INSTRUCTIONS TO FOLLOW:
Repeat the material exactly from its first line to the line that includes "const xTitle = 'Local max G-gradient'". Skip pictures.
### DATA EXCERPT
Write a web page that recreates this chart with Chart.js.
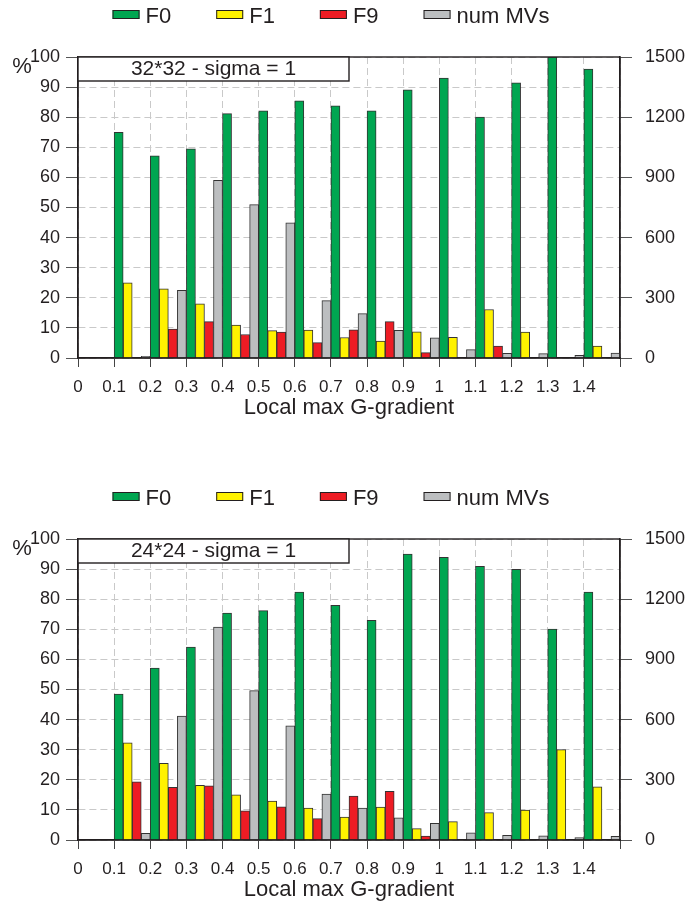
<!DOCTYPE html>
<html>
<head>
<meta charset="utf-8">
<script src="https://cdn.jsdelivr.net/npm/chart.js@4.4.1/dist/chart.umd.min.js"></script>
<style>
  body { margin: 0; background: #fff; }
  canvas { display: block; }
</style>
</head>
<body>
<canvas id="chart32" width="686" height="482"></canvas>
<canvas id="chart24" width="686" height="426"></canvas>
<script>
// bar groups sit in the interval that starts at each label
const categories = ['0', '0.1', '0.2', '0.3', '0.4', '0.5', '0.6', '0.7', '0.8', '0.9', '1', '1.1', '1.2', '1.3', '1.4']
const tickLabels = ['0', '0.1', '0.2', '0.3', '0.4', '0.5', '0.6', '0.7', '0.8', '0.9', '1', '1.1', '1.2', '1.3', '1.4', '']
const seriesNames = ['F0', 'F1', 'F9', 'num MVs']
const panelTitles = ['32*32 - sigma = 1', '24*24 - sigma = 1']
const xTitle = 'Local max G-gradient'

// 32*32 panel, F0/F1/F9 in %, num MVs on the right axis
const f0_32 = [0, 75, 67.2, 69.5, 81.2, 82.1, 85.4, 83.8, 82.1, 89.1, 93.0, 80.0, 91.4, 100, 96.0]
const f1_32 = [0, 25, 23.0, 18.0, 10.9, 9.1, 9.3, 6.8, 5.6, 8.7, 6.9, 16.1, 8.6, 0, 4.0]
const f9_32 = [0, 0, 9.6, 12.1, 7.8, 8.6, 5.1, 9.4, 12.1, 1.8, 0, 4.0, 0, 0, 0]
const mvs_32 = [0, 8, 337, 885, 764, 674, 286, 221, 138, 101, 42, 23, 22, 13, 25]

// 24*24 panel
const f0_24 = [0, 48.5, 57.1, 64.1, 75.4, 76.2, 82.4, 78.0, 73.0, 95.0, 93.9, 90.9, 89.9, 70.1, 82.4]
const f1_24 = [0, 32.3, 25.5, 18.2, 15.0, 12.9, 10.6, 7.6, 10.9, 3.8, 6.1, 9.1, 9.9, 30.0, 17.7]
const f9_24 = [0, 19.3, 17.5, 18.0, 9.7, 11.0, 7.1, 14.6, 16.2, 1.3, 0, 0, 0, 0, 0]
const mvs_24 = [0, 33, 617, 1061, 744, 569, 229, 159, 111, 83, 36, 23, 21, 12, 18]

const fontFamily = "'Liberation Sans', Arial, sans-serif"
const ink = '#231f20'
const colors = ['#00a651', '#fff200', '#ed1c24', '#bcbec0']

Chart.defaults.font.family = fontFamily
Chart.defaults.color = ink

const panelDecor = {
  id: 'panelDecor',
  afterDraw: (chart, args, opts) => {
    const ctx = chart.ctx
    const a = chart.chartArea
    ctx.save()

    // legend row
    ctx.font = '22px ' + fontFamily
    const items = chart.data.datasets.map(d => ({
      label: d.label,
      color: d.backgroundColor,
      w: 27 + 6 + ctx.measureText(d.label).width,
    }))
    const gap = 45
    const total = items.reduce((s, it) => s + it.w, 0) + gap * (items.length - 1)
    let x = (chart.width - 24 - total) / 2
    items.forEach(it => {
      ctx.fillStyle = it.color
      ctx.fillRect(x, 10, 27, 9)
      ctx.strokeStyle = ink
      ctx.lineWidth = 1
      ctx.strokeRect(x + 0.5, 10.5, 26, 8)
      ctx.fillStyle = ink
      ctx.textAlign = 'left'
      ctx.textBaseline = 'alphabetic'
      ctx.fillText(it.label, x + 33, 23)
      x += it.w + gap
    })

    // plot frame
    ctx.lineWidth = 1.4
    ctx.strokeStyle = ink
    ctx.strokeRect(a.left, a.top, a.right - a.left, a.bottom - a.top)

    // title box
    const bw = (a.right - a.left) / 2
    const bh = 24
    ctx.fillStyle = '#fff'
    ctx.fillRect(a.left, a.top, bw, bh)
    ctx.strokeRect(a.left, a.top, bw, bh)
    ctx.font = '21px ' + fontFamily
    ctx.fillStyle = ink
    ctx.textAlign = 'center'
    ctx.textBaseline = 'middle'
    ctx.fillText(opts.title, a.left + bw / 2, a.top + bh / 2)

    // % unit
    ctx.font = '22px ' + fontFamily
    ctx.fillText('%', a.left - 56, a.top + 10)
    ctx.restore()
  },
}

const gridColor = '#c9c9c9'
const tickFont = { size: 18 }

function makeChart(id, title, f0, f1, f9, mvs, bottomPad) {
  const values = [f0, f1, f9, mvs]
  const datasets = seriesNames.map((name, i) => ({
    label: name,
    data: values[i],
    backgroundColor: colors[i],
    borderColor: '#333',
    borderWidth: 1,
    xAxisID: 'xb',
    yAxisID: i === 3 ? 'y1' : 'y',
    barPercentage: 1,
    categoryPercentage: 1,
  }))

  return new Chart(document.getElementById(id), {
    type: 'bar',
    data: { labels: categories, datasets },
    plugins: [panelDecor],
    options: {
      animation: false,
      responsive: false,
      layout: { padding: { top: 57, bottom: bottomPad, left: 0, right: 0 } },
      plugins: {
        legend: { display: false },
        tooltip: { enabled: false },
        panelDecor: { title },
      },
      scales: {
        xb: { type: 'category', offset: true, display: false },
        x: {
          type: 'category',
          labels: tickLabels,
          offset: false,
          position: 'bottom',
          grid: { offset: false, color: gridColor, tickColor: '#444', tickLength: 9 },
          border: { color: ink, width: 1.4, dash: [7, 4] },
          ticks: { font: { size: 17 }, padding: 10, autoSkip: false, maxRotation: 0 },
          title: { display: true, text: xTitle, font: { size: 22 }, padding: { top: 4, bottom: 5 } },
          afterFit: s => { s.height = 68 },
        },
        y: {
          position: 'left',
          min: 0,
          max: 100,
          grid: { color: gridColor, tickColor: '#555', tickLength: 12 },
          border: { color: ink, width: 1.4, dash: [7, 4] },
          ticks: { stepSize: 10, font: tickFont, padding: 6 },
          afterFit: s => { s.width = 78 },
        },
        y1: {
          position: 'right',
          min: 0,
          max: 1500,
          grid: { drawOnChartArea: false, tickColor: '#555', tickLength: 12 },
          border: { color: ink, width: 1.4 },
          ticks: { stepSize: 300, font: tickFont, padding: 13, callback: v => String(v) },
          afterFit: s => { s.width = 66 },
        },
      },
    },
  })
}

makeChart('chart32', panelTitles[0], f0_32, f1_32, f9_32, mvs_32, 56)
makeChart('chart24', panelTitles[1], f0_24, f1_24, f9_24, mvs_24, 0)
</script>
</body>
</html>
######
IN RESPONSE:
Write a web page that recreates this chart with Chart.js.
<!DOCTYPE html>
<html>
<head>
<meta charset="utf-8">
<script src="https://cdn.jsdelivr.net/npm/chart.js@4.4.1/dist/chart.umd.min.js"></script>
<style>
  body { margin: 0; background: #fff; }
  canvas { display: block; }
</style>
</head>
<body>
<canvas id="chart32" width="686" height="482"></canvas>
<canvas id="chart24" width="686" height="426"></canvas>
<script>
// bar groups sit in the interval that starts at each label
const categories = ['0', '0.1', '0.2', '0.3', '0.4', '0.5', '0.6', '0.7', '0.8', '0.9', '1', '1.1', '1.2', '1.3', '1.4']
const tickLabels = ['0', '0.1', '0.2', '0.3', '0.4', '0.5', '0.6', '0.7', '0.8', '0.9', '1', '1.1', '1.2', '1.3', '1.4', '']
const seriesNames = ['F0', 'F1', 'F9', 'num MVs']
const panelTitles = ['32*32 - sigma = 1', '24*24 - sigma = 1']
const xTitle = 'Local max G-gradient'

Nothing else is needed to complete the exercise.